現場のベテランが持つ暗黙知と、デジタル業務標準とのブリッジ役(たとえば「品質データ記録の見える化・標準化」「スマホで現物写真をアップロードして情報共有」など)を育てることで、“昭和文化”をうまく次世代にリレーしましょう。
サプライヤ品質マネジメントに強くなるために今、身につけるべき視点
サプライヤ品質マネジメントの徹底には、以下の3つの視点が欠かせません。
1. サプライヤの立場で考える
「なぜこれができないのか?」という責め方をするのではなく、「協力会社にどんな負担がかかっているのか」「逆提案してもらうにはどうすれば良いか」という“バイヤー逆視点”でのコミュニケーションが将来の信頼を生みます。
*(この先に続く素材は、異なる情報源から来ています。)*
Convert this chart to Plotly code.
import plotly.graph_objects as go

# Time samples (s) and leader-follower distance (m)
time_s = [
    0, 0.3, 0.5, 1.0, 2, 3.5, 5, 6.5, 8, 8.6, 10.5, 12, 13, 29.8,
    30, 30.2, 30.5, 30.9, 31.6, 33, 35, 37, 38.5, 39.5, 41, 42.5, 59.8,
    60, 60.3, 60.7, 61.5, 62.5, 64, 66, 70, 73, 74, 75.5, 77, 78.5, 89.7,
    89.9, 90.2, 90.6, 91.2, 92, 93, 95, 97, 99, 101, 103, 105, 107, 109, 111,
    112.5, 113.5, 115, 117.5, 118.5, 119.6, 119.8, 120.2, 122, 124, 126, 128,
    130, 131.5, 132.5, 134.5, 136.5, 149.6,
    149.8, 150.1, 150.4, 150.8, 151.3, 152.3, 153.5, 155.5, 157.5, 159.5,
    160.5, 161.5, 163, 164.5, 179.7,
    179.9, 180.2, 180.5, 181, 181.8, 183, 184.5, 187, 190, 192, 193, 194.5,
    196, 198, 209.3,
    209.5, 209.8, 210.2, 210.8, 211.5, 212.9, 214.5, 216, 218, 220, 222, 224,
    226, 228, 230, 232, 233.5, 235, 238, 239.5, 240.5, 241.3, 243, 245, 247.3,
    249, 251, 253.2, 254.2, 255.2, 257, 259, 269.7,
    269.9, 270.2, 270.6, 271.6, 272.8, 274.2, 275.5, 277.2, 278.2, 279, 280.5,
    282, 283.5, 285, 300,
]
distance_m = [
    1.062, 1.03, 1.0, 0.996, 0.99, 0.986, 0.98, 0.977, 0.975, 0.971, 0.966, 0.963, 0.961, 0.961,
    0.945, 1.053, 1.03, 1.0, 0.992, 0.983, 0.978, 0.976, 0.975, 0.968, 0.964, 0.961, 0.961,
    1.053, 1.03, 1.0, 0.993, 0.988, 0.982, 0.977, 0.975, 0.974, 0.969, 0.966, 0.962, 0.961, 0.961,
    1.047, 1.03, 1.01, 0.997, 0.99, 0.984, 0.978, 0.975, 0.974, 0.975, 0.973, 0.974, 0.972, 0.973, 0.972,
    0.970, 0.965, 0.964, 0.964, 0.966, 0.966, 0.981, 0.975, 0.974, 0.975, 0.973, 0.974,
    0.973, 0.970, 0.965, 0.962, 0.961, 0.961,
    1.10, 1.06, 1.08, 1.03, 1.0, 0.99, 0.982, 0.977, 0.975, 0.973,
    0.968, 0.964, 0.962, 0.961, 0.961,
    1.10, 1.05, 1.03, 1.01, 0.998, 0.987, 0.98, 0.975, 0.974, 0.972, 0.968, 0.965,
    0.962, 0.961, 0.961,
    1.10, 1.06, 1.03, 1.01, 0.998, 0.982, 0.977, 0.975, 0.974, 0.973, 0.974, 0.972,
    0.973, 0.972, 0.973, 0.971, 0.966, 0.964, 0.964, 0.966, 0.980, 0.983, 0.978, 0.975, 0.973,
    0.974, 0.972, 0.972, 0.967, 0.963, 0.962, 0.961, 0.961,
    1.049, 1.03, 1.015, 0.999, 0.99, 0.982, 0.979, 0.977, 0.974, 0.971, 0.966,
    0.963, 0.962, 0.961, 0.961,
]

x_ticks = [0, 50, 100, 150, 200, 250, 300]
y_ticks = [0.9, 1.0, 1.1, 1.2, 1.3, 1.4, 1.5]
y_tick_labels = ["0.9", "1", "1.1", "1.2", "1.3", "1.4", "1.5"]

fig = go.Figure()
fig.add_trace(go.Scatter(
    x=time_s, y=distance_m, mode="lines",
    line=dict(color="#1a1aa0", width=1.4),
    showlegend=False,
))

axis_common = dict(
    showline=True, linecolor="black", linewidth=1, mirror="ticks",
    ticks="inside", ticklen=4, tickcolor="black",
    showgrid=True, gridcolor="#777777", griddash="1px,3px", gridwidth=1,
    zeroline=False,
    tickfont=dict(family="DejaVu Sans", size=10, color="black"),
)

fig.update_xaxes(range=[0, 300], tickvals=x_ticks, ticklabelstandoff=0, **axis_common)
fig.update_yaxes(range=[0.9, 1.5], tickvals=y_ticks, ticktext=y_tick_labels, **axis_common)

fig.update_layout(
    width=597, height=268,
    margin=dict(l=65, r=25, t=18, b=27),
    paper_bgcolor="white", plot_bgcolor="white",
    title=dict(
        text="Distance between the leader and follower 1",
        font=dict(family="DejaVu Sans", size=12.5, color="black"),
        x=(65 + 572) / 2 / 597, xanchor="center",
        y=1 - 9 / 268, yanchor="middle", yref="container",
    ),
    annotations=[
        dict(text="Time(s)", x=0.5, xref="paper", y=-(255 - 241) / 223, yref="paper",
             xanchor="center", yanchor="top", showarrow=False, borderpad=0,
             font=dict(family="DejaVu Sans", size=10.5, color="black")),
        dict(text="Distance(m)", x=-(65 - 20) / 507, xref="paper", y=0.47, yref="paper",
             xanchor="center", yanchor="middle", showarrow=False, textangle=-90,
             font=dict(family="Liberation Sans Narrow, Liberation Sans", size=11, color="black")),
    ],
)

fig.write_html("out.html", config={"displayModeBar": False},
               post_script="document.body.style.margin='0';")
定期的な現場ヒアリングや提案会、勉強会など、サプライヤを“パートナー目線”で巻き込むことで、早期発見・事前防止型の体制に変えられます。
2. 生産現場と一体感を持つ
工程設計や歩留まり、現場での不良流出防止は仕入れ品の“入り口管理”だけでなく、生産、加工、組立の全過程とリンクしています。
ですから品質管理部門と生産部門、調達購買、時には設計開発とも「横串チーム」をつくり、問題があれば全工程で“自分ごと化”するのがトラブルの抑止力です。
3. “見える化”と“仕組み化”で属人化を防ぐ
ひとりの名物社員や調達担当者の個人的ノウハウでは、サプライヤ品質マネジメントは継続的な力になりません。
定量指標・文書標準化・ナレッジ共有、それらを支えるデジタルツールやシステム化など、継承可能なしくみづくりを強く意識しましょう。
おわりに:現場主義の未来へ
サプライヤ品質マネジメントは、現場で積み重ねた生の知恵と、仕組み化・デジタル化の進化が融合したとき、はじめて真の力になります。
アナログな業界慣習を大事にしつつも、「現場だけで問題を抱え込まない」「データとプロセスで語れる現場づくり」を推進していきましょう。
バイヤーを目指す方は、目に見える品質やコストだけでなく、その裏側にあるサプライヤ現場の苦労・工夫まで眼差しを広げてみてください。
現場の全員が“仕入先も自社の仲間”という意識シフトを図ることが、競争力のあるサプライチェーン=「強い製造業」の土台になります。
昭和から令和、そしてその先へ。
サプライヤ品質マネジメントの地平線は、これからも広がり続けていきます。